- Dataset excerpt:
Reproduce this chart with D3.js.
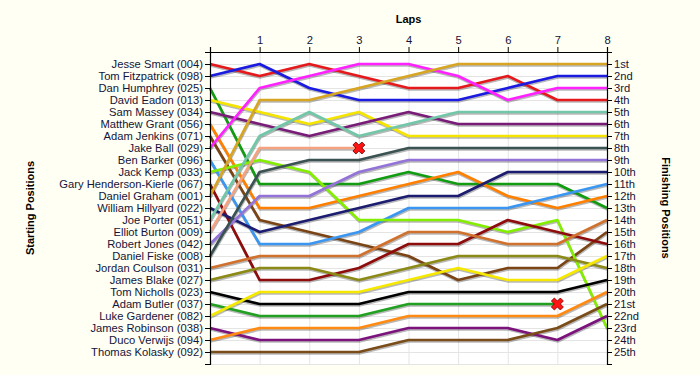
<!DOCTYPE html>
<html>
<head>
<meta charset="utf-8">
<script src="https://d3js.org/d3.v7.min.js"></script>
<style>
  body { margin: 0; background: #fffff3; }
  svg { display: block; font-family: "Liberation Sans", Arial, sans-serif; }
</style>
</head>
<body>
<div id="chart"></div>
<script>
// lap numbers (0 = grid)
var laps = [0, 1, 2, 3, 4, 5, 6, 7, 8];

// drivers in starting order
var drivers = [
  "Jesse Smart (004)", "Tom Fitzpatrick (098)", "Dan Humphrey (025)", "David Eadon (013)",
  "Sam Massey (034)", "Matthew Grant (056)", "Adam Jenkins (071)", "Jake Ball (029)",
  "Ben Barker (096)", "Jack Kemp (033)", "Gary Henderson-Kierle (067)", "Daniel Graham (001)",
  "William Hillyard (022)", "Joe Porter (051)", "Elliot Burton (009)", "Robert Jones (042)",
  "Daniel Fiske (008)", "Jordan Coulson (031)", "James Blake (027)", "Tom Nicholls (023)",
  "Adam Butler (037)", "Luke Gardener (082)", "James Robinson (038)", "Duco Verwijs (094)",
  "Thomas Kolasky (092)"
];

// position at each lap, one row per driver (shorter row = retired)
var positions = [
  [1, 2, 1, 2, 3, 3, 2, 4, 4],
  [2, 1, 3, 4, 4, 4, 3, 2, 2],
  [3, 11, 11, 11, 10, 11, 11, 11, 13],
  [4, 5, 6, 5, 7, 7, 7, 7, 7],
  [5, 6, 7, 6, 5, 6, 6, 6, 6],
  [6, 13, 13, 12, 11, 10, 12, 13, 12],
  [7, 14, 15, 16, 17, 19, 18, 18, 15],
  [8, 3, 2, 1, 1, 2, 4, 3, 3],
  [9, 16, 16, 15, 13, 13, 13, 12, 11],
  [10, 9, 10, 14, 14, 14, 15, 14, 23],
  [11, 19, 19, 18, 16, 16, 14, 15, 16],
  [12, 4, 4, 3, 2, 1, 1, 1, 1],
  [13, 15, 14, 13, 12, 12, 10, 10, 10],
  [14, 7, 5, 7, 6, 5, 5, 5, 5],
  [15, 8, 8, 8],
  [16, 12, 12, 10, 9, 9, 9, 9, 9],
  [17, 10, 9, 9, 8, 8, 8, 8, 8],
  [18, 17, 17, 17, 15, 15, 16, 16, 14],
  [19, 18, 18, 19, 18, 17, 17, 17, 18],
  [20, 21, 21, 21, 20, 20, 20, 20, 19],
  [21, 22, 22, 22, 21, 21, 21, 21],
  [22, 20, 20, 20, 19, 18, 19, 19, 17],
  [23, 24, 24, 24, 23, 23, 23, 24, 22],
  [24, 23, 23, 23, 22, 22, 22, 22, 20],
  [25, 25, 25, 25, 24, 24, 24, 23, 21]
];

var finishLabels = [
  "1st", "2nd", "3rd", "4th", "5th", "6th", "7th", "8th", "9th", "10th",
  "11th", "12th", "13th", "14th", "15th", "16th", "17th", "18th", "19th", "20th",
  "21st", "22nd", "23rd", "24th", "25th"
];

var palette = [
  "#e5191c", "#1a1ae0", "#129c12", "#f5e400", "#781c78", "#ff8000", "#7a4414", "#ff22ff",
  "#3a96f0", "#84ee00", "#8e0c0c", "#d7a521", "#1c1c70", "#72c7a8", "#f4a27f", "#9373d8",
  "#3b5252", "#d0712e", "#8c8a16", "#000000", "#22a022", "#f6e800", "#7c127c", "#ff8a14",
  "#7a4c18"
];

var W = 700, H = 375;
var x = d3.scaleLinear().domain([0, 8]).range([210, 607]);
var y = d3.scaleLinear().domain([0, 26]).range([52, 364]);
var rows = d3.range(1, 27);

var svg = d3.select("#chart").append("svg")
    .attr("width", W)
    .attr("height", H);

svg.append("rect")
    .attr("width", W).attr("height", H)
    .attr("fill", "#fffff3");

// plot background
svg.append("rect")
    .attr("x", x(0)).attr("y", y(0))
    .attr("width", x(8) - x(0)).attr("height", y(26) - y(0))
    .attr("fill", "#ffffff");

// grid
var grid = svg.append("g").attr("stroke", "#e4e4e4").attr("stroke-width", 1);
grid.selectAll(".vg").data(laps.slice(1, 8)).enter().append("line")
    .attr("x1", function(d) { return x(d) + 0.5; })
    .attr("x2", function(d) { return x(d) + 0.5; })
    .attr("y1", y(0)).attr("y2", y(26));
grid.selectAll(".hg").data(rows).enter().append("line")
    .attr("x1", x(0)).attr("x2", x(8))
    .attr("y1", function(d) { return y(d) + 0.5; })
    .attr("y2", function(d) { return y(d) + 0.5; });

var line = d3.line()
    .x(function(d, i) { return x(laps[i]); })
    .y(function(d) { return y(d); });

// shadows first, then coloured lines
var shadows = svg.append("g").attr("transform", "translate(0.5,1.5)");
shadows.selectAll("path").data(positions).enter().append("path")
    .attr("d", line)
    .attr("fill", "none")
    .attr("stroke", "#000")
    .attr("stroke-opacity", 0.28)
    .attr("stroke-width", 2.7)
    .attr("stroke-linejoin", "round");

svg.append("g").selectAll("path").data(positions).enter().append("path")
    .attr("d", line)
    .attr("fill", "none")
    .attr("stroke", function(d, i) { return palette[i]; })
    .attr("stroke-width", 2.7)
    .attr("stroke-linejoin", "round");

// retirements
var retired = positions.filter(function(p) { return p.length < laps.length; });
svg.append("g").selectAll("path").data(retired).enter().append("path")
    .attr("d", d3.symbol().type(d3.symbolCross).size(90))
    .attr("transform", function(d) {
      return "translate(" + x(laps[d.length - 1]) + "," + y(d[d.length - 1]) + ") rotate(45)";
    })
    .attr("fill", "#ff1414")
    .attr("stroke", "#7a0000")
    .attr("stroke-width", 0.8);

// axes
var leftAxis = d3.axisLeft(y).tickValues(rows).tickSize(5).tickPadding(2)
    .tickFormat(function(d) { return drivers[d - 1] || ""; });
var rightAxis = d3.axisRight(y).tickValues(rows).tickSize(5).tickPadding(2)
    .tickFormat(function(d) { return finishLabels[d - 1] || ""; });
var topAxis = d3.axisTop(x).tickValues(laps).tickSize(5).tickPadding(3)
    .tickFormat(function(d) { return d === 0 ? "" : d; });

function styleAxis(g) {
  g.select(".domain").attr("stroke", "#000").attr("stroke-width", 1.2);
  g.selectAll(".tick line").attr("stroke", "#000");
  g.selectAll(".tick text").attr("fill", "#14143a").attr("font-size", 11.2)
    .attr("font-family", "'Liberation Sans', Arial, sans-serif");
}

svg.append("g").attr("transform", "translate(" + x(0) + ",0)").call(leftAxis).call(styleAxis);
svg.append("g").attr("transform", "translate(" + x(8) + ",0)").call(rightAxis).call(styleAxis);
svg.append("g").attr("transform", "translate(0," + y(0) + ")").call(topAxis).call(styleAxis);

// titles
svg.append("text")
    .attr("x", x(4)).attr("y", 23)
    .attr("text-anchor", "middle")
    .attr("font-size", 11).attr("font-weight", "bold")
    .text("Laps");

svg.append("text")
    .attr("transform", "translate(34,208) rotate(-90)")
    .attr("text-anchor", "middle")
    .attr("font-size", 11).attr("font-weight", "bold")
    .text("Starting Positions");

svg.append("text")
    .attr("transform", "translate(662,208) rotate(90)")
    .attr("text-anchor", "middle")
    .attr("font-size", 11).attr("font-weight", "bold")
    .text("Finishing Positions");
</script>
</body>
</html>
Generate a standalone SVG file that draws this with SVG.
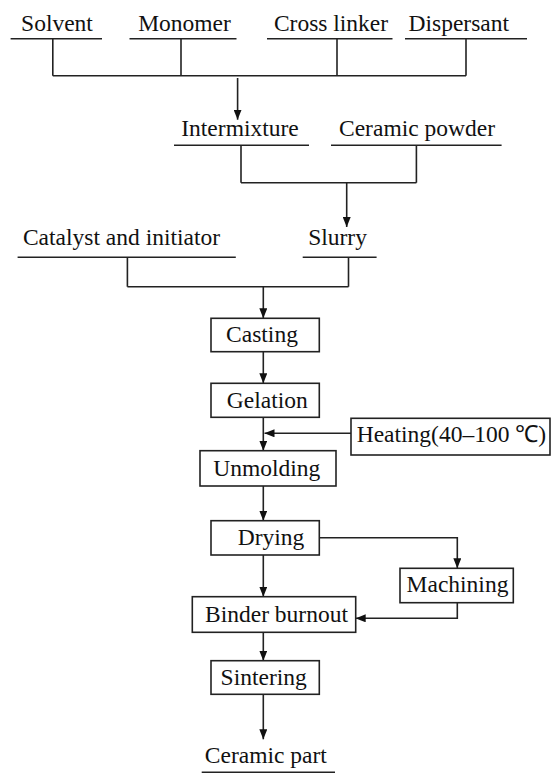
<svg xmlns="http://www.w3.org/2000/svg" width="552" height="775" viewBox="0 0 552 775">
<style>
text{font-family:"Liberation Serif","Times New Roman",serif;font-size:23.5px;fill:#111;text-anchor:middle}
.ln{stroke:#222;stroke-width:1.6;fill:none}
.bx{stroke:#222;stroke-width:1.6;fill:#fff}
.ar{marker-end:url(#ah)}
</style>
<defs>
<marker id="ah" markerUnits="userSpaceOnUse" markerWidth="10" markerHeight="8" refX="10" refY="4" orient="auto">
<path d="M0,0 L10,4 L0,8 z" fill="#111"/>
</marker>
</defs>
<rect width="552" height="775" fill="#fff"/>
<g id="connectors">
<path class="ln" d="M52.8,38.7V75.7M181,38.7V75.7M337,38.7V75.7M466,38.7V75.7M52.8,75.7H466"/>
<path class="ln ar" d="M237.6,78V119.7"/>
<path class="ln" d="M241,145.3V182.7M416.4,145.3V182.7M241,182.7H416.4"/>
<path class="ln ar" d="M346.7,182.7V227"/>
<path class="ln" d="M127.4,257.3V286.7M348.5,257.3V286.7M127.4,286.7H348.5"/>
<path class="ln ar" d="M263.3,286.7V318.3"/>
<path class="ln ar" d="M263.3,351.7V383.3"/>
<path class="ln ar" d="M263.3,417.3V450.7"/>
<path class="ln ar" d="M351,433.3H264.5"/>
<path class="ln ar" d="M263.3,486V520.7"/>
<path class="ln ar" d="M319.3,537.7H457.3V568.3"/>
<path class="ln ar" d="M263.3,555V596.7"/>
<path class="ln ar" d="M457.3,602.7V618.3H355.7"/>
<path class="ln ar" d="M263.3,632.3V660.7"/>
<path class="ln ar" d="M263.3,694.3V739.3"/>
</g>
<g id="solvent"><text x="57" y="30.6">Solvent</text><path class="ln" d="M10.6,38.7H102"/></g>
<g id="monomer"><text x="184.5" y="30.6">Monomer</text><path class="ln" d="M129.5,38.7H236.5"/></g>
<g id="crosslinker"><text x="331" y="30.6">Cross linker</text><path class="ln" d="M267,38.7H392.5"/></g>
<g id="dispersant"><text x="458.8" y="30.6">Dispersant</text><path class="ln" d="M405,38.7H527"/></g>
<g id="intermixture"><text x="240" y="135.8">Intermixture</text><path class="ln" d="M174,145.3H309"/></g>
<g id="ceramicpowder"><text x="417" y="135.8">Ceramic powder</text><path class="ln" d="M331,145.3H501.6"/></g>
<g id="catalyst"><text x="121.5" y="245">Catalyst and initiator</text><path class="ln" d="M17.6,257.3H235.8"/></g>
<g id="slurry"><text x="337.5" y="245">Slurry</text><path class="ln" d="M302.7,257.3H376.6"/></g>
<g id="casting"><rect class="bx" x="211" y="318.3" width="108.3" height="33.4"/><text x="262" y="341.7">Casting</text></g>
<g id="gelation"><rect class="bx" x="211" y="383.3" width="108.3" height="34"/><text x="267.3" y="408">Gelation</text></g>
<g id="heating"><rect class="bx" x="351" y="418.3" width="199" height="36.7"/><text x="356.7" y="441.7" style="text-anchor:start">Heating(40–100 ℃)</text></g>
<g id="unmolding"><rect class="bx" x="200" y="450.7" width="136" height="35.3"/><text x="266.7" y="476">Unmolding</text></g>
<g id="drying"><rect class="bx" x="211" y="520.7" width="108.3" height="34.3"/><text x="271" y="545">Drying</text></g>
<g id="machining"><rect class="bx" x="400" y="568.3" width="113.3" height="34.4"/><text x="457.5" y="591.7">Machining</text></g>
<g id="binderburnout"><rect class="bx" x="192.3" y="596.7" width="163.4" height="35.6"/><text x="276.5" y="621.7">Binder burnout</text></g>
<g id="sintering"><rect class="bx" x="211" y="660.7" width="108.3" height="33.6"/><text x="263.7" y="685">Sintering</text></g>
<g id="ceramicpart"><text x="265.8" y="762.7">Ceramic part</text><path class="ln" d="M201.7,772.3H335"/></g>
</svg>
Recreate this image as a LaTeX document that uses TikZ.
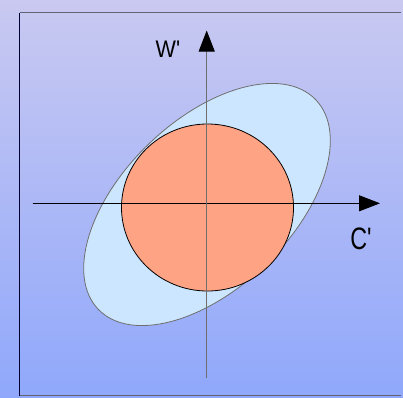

- Written task:
Only the lines from the start of the records to the one containing "var laps = [0, 1, 2, 3, 4, 5, 6, 7, 8];" should be repeated, exactly and with both ends kept; drop any pictures.

- Result for this exercise:
Reproduce this chart with D3.js.
<!DOCTYPE html>
<html>
<head>
<meta charset="utf-8">
<script src="https://d3js.org/d3.v7.min.js"></script>
<style>
  body { margin: 0; background: #fffff3; }
  svg { display: block; font-family: "Liberation Sans", Arial, sans-serif; }
</style>
</head>
<body>
<div id="chart"></div>
<script>
// lap numbers (0 = grid)
var laps = [0, 1, 2, 3, 4, 5, 6, 7, 8];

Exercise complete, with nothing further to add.